Ali N. Mohamed: Well, we always remain very optimistic. We aim high, and by raising the bar, only you can measure success. We believe that the agreement should produce a result where the global temperature should stabilize at 1.5 and that we believe that there will be consensus. Be it in Paris or be it after Paris, there will be consensus.

As I've told at beginning, when the Maldives raised the issue of climate change in 1980s, not very many people actually took us very seriously. That was in 1987. But we have -- and it was also quite interesting to see world leaders going to the U.N. podium yesterday and speaking about climate refugees. That was a notion that Maldives actually started speaking in early 1990s, and then some journalists, including some economists, started writing whether this is something to be taken seriously.

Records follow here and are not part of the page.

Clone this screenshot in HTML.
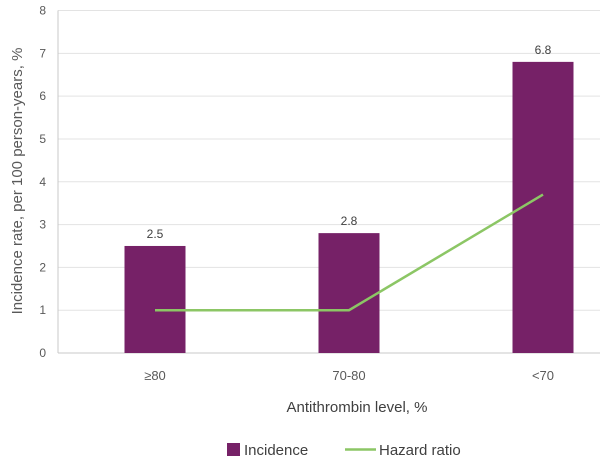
<!DOCTYPE html>
<html><head><meta charset="utf-8"><style>
body{margin:0;background:#fff;}
svg text{font-family:"Liberation Sans",sans-serif;}
</style></head><body>
<svg id="chart" width="600" height="468" xmlns="http://www.w3.org/2000/svg"></svg>
<script>
const categories = ["≥80", "70-80", "<70"];
const incidence = [2.5, 2.8, 6.8];
const hazardRatio = [1, 1, 3.7];
const yTicks = [0,1,2,3,4,5,6,7,8];

const svg = document.getElementById('chart');
const NS = 'http://www.w3.org/2000/svg';
const x0 = 58, band = 194, y0 = 353, yTop = 10.5, yMax = 8;
const y = v => y0 - (v / yMax) * (y0 - yTop);
const xc = i => x0 + (i + 0.5) * band;
function mk(tag, attrs, text) {
  const e = document.createElementNS(NS, tag);
  for (const k in attrs) e.setAttribute(k, attrs[k]);
  if (text !== undefined) e.textContent = text;
  svg.appendChild(e);
  return e;
}
yTicks.forEach(t => {
  const g = mk('line', {x1: x0, x2: 600, y1: y(t), y2: y(t), stroke: t === 0 ? '#c8c8c8' : '#e3e3e3', 'stroke-width': 1});
  
  
  const l = mk('text', {x: 46, y: y(t) + 4, 'text-anchor': 'end', 'font-size': 12, fill: '#595959'}, t);
  
  
});
const ax = mk('line', {x1: x0, x2: x0, y1: yTop, y2: y0, stroke: '#c8c8c8'});


categories.forEach((c, i) => {
  const b = mk('rect', {x: xc(i) - 30.5, y: y(incidence[i]), width: 61, height: y0 - y(incidence[i]), fill: '#762167'});
  
  
  const v = mk('text', {x: xc(i), y: y(incidence[i]) - 8, 'text-anchor': 'middle', 'font-size': 12, fill: '#404040'}, incidence[i].toFixed(1));
  
  
  const cl = mk('text', {x: xc(i), y: 380, 'text-anchor': 'middle', 'font-size': 13, fill: '#595959'}, c);
  
  
});
const pts = hazardRatio.map((v, i) => xc(i) + ',' + y(v)).join(' ');
const pl = mk('polyline', {points: pts, fill: 'none', stroke: '#8cc665', 'stroke-width': 2.5});


const yt = mk('text', {x: 0, y: 0, transform: 'translate(22,181) rotate(-90)', 'text-anchor': 'middle', 'font-size': 15, fill: '#595959'}, 'Incidence rate, per 100 person-years, %');


const xt = mk('text', {x: 357, y: 412, 'text-anchor': 'middle', 'font-size': 15, fill: '#404040'}, 'Antithrombin level, %');


const ls = mk('rect', {x: 227, y: 443, width: 13, height: 13, fill: '#762167'});


const lt = mk('text', {x: 244, y: 455, 'font-size': 15, fill: '#404040'}, 'Incidence');


const ll = mk('line', {x1: 345, x2: 376, y1: 449.5, y2: 449.5, stroke: '#8cc665', 'stroke-width': 2.5});


const lt2 = mk('text', {x: 379, y: 455, 'font-size': 15, fill: '#404040'}, 'Hazard ratio');


</script>
</body></html>
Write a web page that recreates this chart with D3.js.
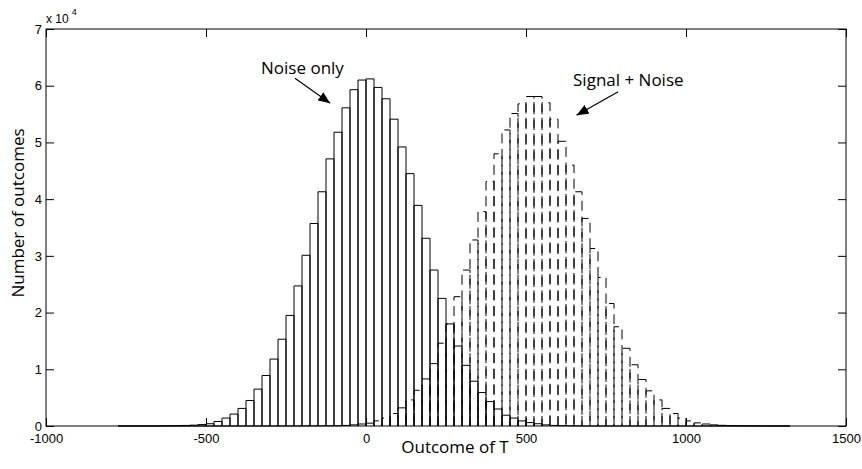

So we believe that by having a target as high as we wish, that would encourage nations and leaders to actually work for it.

Monica Trauzzi: In August, the Obama administration released its final Clean Power Plan to reduce emissions from the power sector. China has also established commitments to reduce emissions. How did these actions by the world's major emitters affect prospects for your country?

Ali N. Mohamed: Very much so. We are very, very encouraged by the bold decisions and policy announcements by these two countries and we would encourage other emitting countries to follow suit in our ambitious policy plans. But having said that, having ambitious policy plans is one thing; it's quite another to be able to actually implement those policies. For us, for the Alliance of Small Island States and the low-lying island states in the world, for us, it is the actions that counts more. Policies are good, necessary, and need to have that, but actions that can reduce emissions is what counts, and that's what we'd like to see.

Monica Trauzzi: We'll end it right there. I thank you for your time. Thank you for coming in.

Ali N. Mohamed: Thank you.

Monica Trauzzi: And thanks for watching. We'll see you back here tomorrow.